The companies must also agree not to use the terms again in any future leasehold contracts.

In September 2020, the CMA launched enforcement action against four housing developers.

These included Countryside Properties and Taylor Wimpey, for using unfair contract terms, and Barratt Developments and Persimmon Homes over the possible mis-selling of leasehold homes.

The CMA has now written to Countryside and Taylor Wimpey outlining that continuing to enforce doubling ground rent terms breaks consumer protection law.

Countryside and Taylor Wimpey have the opportunity to respond to the CMA’s detailed concerns and avoid court action by signing formal commitments.
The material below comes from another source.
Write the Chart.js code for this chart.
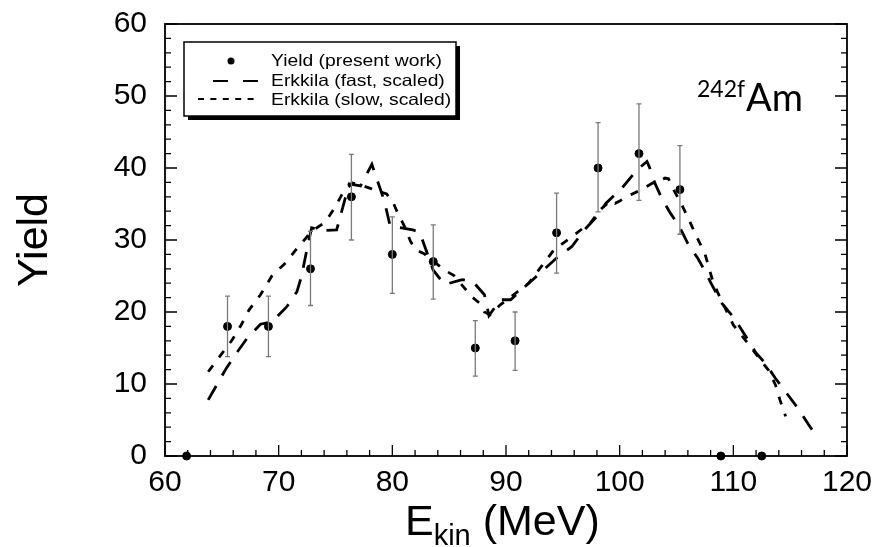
<!DOCTYPE html>
<html>
<head>
<meta charset="utf-8">
<script src="https://cdn.jsdelivr.net/npm/chart.js@4.4.1/dist/chart.umd.min.js"></script>
<style>
  html, body { margin: 0; padding: 0; background: #fff; }
  #wrap { width: 880px; height: 547px; position: relative; }
</style>
</head>
<body>
<div id="wrap"><canvas id="yieldChart"></canvas></div>
<script>
// measured points (present work)
const pointE = [61.9, 65.5, 69.1, 72.8, 76.4, 80.0, 83.6, 87.3, 90.8, 94.45, 98.1, 101.7, 105.3, 108.9, 112.5];
const pointYield = [0, 18, 18, 26, 36, 28, 27, 15, 16, 31, 40, 42, 37, 0, 0];
const errLow = [null, 13.8, 13.8, 20.9, 30.0, 22.6, 21.8, 11.1, 11.9, 25.4, 33.9, 35.5, 30.8, null, null];
const errHigh = [null, 22.2, 22.2, 31.2, 41.9, 33.2, 32.1, 18.8, 20.0, 36.5, 46.3, 48.9, 43.1, null, null];

// Erkkila fast, scaled (long dashes)
const fastE = [63.8, 65.4, 66.2, 67.2, 68.4, 69.3, 69.7, 70.7, 71.6, 72.0, 72.5, 72.9, 73.8, 75.1, 76.2, 77.2, 78.2, 79.3, 79.8, 80.4,
  81.8, 82.4, 83.6, 84.6, 85.9, 86.2, 87.1, 88.1, 88.5, 89.5, 90.4, 92.0, 93.0, 94.45, 95.8, 96.9, 97.95, 98.8, 100.3, 101.5,
  102.4, 102.6, 103.1, 103.7, 104.4, 105.3, 106.0, 106.9, 107.6, 108.1, 109.0, 110.1, 111.3, 112.0, 112.8, 113.7, 114.7, 115.7, 116.6, 117.3];
const fastYield = [7.8, 12.2, 14.1, 16.3, 18.3, 18.6, 19.1, 20.7, 22.8, 24.9, 28.8, 31.7, 31.3, 31.4, 37.8, 37.5, 40.5, 35.4, 32.0, 31.8,
  31.4, 31.1, 25.8, 23.8, 24.4, 24.5, 24.2, 22.4, 19.5, 21.7, 21.7, 24.0, 25.4, 27.5, 29.1, 31.4, 33.2, 35.1, 37.4, 39.7,
  40.9, 40.2, 37.9, 35.8, 33.9, 31.7, 29.5, 27.4, 25.4, 23.8, 21.2, 19.1, 16.1, 14.3, 12.9, 10.8, 8.7, 6.6, 4.4, 2.8];

// Erkkila slow, scaled (short dashes)
const slowE = [63.8, 64.9, 65.9, 66.7, 67.4, 68.4, 69.4, 70.6, 71.6, 72.9, 74.1, 74.9, 75.7, 76.5, 77.3, 78.0, 79.5, 80.1, 80.4, 81.1,
  81.6, 82.1, 82.8, 84.6, 85.4, 87.0, 87.7, 88.1, 88.6, 89.5, 91.0, 92.0, 93.1, 94.3, 94.7, 95.6, 96.9, 97.4, 98.3, 99.2,
  99.6, 100.0, 100.6, 101.8, 102.9, 104.0, 104.3, 104.6, 105.4, 106.1, 106.7, 107.5, 108.1, 108.6, 109.2, 110.0, 111.3, 112.5, 113.1, 113.7, 114.1, 114.6];
const slowYield = [11.7, 14.0, 16.1, 18.2, 20.3, 22.4, 25.0, 26.8, 28.8, 31.2, 32.5, 34.4, 36.7, 37.9, 37.6, 37.2, 36.4, 35.1, 34.0, 31.8,
  29.8, 28.6, 28.1, 25.8, 25.1, 22.1, 21.2, 20.0, 19.6, 21.0, 22.8, 24.0, 26.3, 28.8, 29.2, 30.2, 31.8, 32.3, 34.2, 35.5,
  35.1, 35.4, 36.0, 36.9, 37.9, 38.6, 38.5, 37.4, 35.1, 32.8, 30.7, 28.1, 24.8, 22.8, 20.8, 18.2, 15.6, 13.1, 11.9, 9.9, 7.8, 5.5];

const legendLabels = ['Yield (present work)', 'Erkkila (fast, scaled)', 'Erkkila (slow, scaled)'];
const xTitle = ['E', 'kin', ' (MeV)'];
const yTitle = 'Yield';
const nucleus = ['242f', 'Am'];

const FONT = '"Liberation Sans", Arial, Helvetica, sans-serif';

const toXY = (xs, ys) => xs.map((x, i) => ({ x: x, y: ys[i] }));

// error bars, drawn through the scales
const errorBars = {
  id: 'errorBars',
  afterDatasetsDraw(chart) {
    const { ctx, scales: { x, y } } = chart;
    ctx.save();
    ctx.strokeStyle = '#7a7a7a';
    ctx.lineWidth = 1.3;
    pointE.forEach((e, i) => {
      if (errLow[i] == null) return;
      const px = x.getPixelForValue(e);
      const lo = y.getPixelForValue(errLow[i]);
      const hi = y.getPixelForValue(errHigh[i]);
      ctx.beginPath();
      ctx.moveTo(px, lo); ctx.lineTo(px, hi);
      ctx.moveTo(px - 2.5, lo); ctx.lineTo(px + 2.5, lo);
      ctx.moveTo(px - 2.5, hi); ctx.lineTo(px + 2.5, hi);
      ctx.stroke();
    });
    ctx.restore();
  }
};

// frame, inward ticks, titles, legend box
const decorations = {
  id: 'decorations',
  afterDraw(chart) {
    const { ctx, chartArea: a, scales: { x, y } } = chart;
    ctx.save();

    // ticks
    ctx.strokeStyle = '#000';
    ctx.lineWidth = 1.3;
    ctx.beginPath();
    for (let v = 60; v <= 120; v += 2) {
      const px = x.getPixelForValue(v);
      const len = (v % 10 === 0) ? 11 : 6;
      ctx.moveTo(px, a.bottom); ctx.lineTo(px, a.bottom - len);
    }
    for (let v = 0; v <= 60; v += 2) {
      const py = y.getPixelForValue(v);
      const len = (v % 10 === 0) ? 12 : 6;
      ctx.moveTo(a.left, py); ctx.lineTo(a.left + len, py);
      ctx.moveTo(a.right, py); ctx.lineTo(a.right - len, py);
    }
    ctx.stroke();

    // frame
    ctx.lineWidth = 1.8;
    ctx.strokeRect(a.left, a.top, a.right - a.left, a.bottom - a.top);

    // y title
    ctx.fillStyle = '#000';
    ctx.save();
    ctx.translate(47, 240);
    ctx.rotate(-Math.PI / 2);
    ctx.font = '43px ' + FONT;
    ctx.textAlign = 'center';
    ctx.textBaseline = 'alphabetic';
    ctx.fillText(yTitle, 0, 0);
    ctx.restore();

    // x title with subscript
    ctx.textAlign = 'left';
    ctx.textBaseline = 'alphabetic';
    let tx = 405;
    ctx.font = '43px ' + FONT;
    ctx.fillText(xTitle[0], tx, 535);
    tx += ctx.measureText(xTitle[0]).width;
    ctx.font = '29px ' + FONT;
    ctx.fillText(xTitle[1], tx, 545);
    tx += ctx.measureText(xTitle[1]).width;
    ctx.font = '43px ' + FONT;
    ctx.fillText(xTitle[2], tx, 535);

    // nucleus label
    ctx.font = '23px Lato, "Open Sans", sans-serif';
    ctx.fillText(nucleus[0], 697, 97);
    ctx.font = '38px Lato, "Open Sans", sans-serif';
    ctx.fillText(nucleus[1], 746, 111);

    // legend box with shadow
    const bx = 184, by = 42, bw = 272, bh = 74;
    ctx.fillStyle = '#000';
    ctx.fillRect(bx + 4, by + 4, bw, bh);
    ctx.fillStyle = '#fff';
    ctx.fillRect(bx, by, bw, bh);
    ctx.lineWidth = 1.5;
    ctx.strokeStyle = '#000';
    ctx.strokeRect(bx, by, bw, bh);

    ctx.fillStyle = '#000';
    ctx.beginPath();
    ctx.arc(231, 61, 3.5, 0, Math.PI * 2);
    ctx.fill();

    ctx.lineWidth = 2;
    ctx.setLineDash([15, 15]);
    ctx.beginPath();
    ctx.moveTo(213, 81); ctx.lineTo(258, 81);
    ctx.stroke();
    ctx.setLineDash([6, 6.4]);
    ctx.beginPath();
    ctx.moveTo(198, 99); ctx.lineTo(260, 99);
    ctx.stroke();
    ctx.setLineDash([]);

    ctx.font = '16.5px ' + FONT;
    const rowsY = [66, 86, 105];
    legendLabels.forEach((t, i) => {
      ctx.save();
      ctx.translate(271, rowsY[i]);
      ctx.scale(1.17, 1);
      ctx.fillText(t, 0, 0);
      ctx.restore();
    });

    ctx.restore();
  }
};

const ctx = document.getElementById('yieldChart').getContext('2d');
new Chart(ctx, {
  data: {
    datasets: [
      {
        type: 'line',
        label: legendLabels[1],
        data: toXY(fastE, fastYield),
        borderColor: '#000',
        borderWidth: 2.8,
        borderDash: [16, 12],
        pointRadius: 0,
        tension: 0,
        fill: false
      },
      {
        type: 'line',
        label: legendLabels[2],
        data: toXY(slowE, slowYield),
        borderColor: '#000',
        borderWidth: 2.8,
        borderDash: [8, 10],
        pointRadius: 0,
        tension: 0,
        fill: false
      },
      {
        type: 'scatter',
        label: legendLabels[0],
        data: toXY(pointE, pointYield),
        backgroundColor: '#000',
        borderColor: '#000',
        pointRadius: 4,
        clip: false
      }
    ]
  },
  options: {
    responsive: true,
    maintainAspectRatio: false,
    animation: false,
    layout: { autoPadding: false, padding: { top: 24, right: 33, left: 0, bottom: 0 } },
    plugins: {
      legend: { display: false },
      tooltip: { enabled: false }
    },
    scales: {
      x: {
        type: 'linear',
        min: 60,
        max: 120,
        grid: { display: false, drawTicks: false },
        border: { display: false },
        ticks: {
          stepSize: 10,
          color: '#000',
          padding: 9,
          maxRotation: 0,
          font: { size: 30, family: FONT }
        },
        afterFit(scale) {
          scale.height = 91;
          scale.paddingLeft = 0;
          scale.paddingRight = 0;
        }
      },
      y: {
        type: 'linear',
        min: 0,
        max: 60,
        grid: { display: false, drawTicks: false },
        border: { display: false },
        ticks: {
          stepSize: 10,
          color: '#000',
          padding: 18,
          font: { size: 30, family: FONT }
        },
        afterFit(scale) {
          scale.width = 165;
          scale.paddingTop = 0;
          scale.paddingBottom = 0;
        }
      }
    }
  },
  plugins: [errorBars, decorations]
});
</script>
</body>
</html>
As part of its review of the leasehold sector, the CMA will also continue to investigate certain firms – such as investment companies – which bought freeholds from these developers and have continued to use the same leasehold contract terms.
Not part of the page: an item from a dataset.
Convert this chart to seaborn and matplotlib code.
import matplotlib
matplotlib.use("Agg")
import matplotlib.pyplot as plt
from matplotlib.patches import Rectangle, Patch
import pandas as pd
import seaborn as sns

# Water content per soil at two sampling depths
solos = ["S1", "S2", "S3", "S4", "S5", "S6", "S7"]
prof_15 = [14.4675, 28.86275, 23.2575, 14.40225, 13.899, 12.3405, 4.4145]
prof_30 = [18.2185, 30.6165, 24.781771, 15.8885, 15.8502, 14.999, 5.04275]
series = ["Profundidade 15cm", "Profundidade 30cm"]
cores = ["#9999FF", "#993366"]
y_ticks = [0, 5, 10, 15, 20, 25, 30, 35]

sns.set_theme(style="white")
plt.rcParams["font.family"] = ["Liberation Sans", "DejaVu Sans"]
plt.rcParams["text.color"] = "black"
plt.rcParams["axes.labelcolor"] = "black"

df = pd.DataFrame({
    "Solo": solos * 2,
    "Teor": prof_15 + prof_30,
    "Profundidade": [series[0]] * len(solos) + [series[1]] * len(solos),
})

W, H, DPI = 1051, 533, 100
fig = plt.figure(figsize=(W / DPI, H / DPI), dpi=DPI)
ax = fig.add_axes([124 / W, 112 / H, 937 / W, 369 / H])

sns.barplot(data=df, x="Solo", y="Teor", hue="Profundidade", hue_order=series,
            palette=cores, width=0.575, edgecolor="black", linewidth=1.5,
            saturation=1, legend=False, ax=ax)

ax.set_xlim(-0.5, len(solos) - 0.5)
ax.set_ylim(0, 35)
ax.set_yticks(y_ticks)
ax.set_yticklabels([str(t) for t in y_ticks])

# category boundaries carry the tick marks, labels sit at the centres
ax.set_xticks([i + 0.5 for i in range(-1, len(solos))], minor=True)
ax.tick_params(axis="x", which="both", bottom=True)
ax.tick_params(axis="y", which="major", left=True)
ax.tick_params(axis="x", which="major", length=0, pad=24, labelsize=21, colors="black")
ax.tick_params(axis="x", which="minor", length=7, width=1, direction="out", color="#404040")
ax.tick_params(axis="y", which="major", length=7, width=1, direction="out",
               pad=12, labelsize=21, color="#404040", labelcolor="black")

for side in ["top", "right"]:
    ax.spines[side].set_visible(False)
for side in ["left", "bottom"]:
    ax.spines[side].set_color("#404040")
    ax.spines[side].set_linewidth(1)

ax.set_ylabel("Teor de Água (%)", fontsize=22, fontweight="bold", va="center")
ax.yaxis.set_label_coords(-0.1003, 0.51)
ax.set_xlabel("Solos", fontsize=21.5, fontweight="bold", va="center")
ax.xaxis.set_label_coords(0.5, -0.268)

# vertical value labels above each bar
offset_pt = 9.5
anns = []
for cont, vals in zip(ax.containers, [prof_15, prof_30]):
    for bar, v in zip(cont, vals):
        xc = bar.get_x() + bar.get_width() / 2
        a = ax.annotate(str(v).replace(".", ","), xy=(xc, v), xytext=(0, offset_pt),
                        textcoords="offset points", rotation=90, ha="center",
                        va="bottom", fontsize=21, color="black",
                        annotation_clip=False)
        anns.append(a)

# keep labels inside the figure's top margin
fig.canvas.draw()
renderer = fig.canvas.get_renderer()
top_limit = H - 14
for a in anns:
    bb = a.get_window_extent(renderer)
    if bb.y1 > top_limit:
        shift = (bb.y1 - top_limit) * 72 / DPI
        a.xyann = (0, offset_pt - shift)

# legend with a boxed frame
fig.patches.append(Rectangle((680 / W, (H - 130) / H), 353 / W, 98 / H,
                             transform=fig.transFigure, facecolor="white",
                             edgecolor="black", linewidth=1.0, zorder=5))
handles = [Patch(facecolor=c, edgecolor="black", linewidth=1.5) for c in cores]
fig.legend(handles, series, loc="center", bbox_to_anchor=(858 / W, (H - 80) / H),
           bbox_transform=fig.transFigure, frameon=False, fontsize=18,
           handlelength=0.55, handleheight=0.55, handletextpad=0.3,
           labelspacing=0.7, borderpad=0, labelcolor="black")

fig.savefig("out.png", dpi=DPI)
Its investigation into Barratt Developments and Persimmon Homes is also ongoing.

Andrea Coscelli, chief executive of the CMA, said: “These ground rent terms can make it impossible for people to sell or get a mortgage on their homes, meaning they find themselves trapped.

“This is unacceptable.

“Countryside and Taylor Wimpey must entirely remove all these terms from existing contracts to make sure that they are on the right side of the law.

“If these developers do not address our concerns, we will take further action, including through the courts, if necessary.”

Housing Secretary Robert Jenrick added: “The government asked the CMA to conduct this investigation.

“I strongly welcome their efforts to bring justice to homeowners affected by unfair practices, such as crippling ground rents, which have no place in our housing market.

“This behaviour must end and I look forward to appropriate redress being forthcoming for leaseholders.

“The government is pursuing the most significant reforms to leasehold in forty years, including by protecting future homeowners, restricting ground rents in new leases to zero and ending the use of leasehold in new houses altogether.”